A string s of lowercase English letters is given. We want to partition this string into as many parts as possible so that each letter appears in at most one part. A partition is a set of disjoint substrings whose concatenation equals the input string.

Return a list of integers representing the size of these parts.

Example 1

Input: s = "ababcbacadefegdehijhklij" Output: [9,7,8] Explanation: The partition is "ababcbaca", "defegde", "hijhklij". This is a partition so that each letter appears in at most one part. A partition like "ababcbacadefegde", "hijhklij" is incorrect, because it uses more than one part.

Example 2

Input: s = "eccbbbbdec" Output: [10]

Steps

1. Last Occurrence Mapping: Create a HashMap to store the last occurrence index of each character in the string. This allows us to efficiently determine the rightmost boundary of a partition.

2. Partitioning:

   • Initialize start and end to 0. start tracks the beginning of the current partition, and end tracks the rightmost index reached so far within the current partition.
   • Iterate through the string:
     • For each character, update end to be the maximum of its last occurrence and the current end. This ensures end always points to the farthest rightmost index of any character encountered so far within the current partition.
     • If the current index equals end, it means all characters encountered within the current partition have been fully accounted for (their last occurrences are within the current partition). Add end - start + 1 (the length of the current partition) to the result list and update start to end + 1, starting a new partition.

Explanation

The core idea is to identify the boundaries of each partition by finding the rightmost occurrence of each character encountered. We greedily extend the current partition as far as possible until we're sure that all characters encountered within the partition will only appear within that partition.
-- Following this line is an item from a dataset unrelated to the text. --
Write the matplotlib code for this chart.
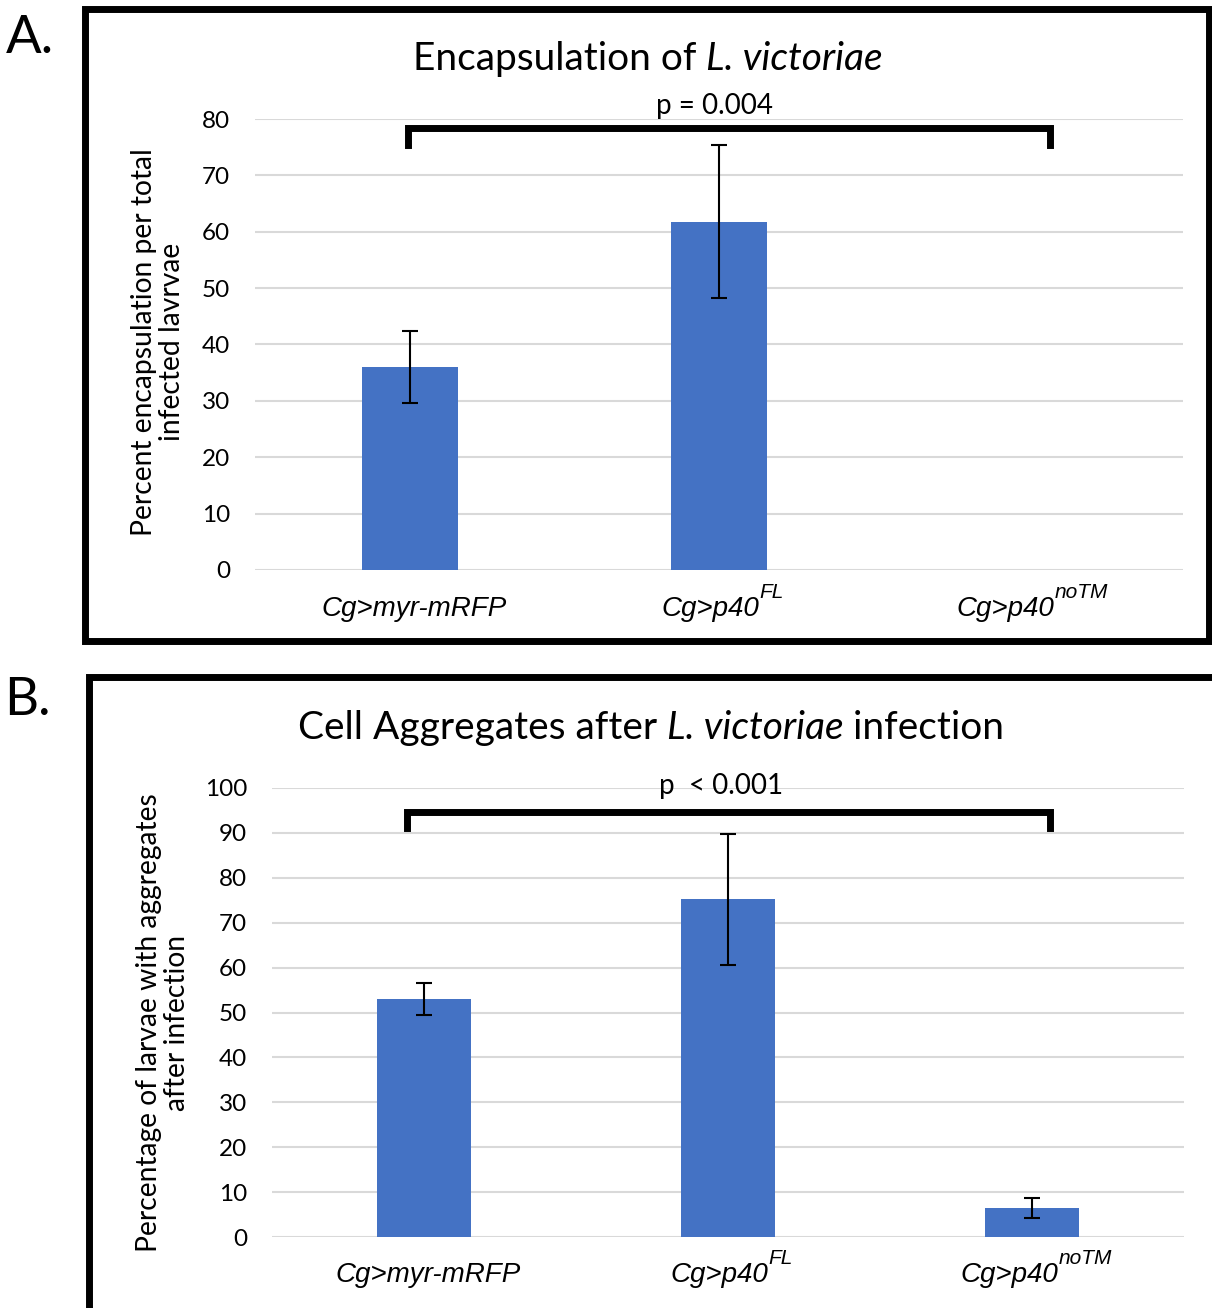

Once we've identified such a complete partition, we start a new one.

Code

import java.util.ArrayList;
import java.util.HashMap;
import java.util.List;
import java.util.Map;

class Solution {
    public List<Integer> partitionLabels(String s) {
        Map<Character, Integer> lastOccurrence = new HashMap<>();
        for (int i = 0; i < s.length(); i++) {
            lastOccurrence.put(s.charAt(i), i);
        }

        List<Integer> partitionSizes = new ArrayList<>();
        int start = 0;
        int end = 0;
        for (int i = 0; i < s.length(); i++) {
            end = Math.max(end, lastOccurrence.get(s.charAt(i)));
            if (i == end) {
                partitionSizes.add(end - start + 1);
                start = end + 1;
            }
        }
        return partitionSizes;
    }
}

Complexity

• Time Complexity: O(N), where N is the length of the string. We iterate through the string twice (once to build the lastOccurrence map and once to find the partitions).
• Space Complexity: O(1). The HashMap lastOccurrence stores at most 26 entries (for lowercase English letters), making its space usage constant. The partitionSizes list's size is also bounded by N, but we don't consider that in space complexity as it's directly related to the output size.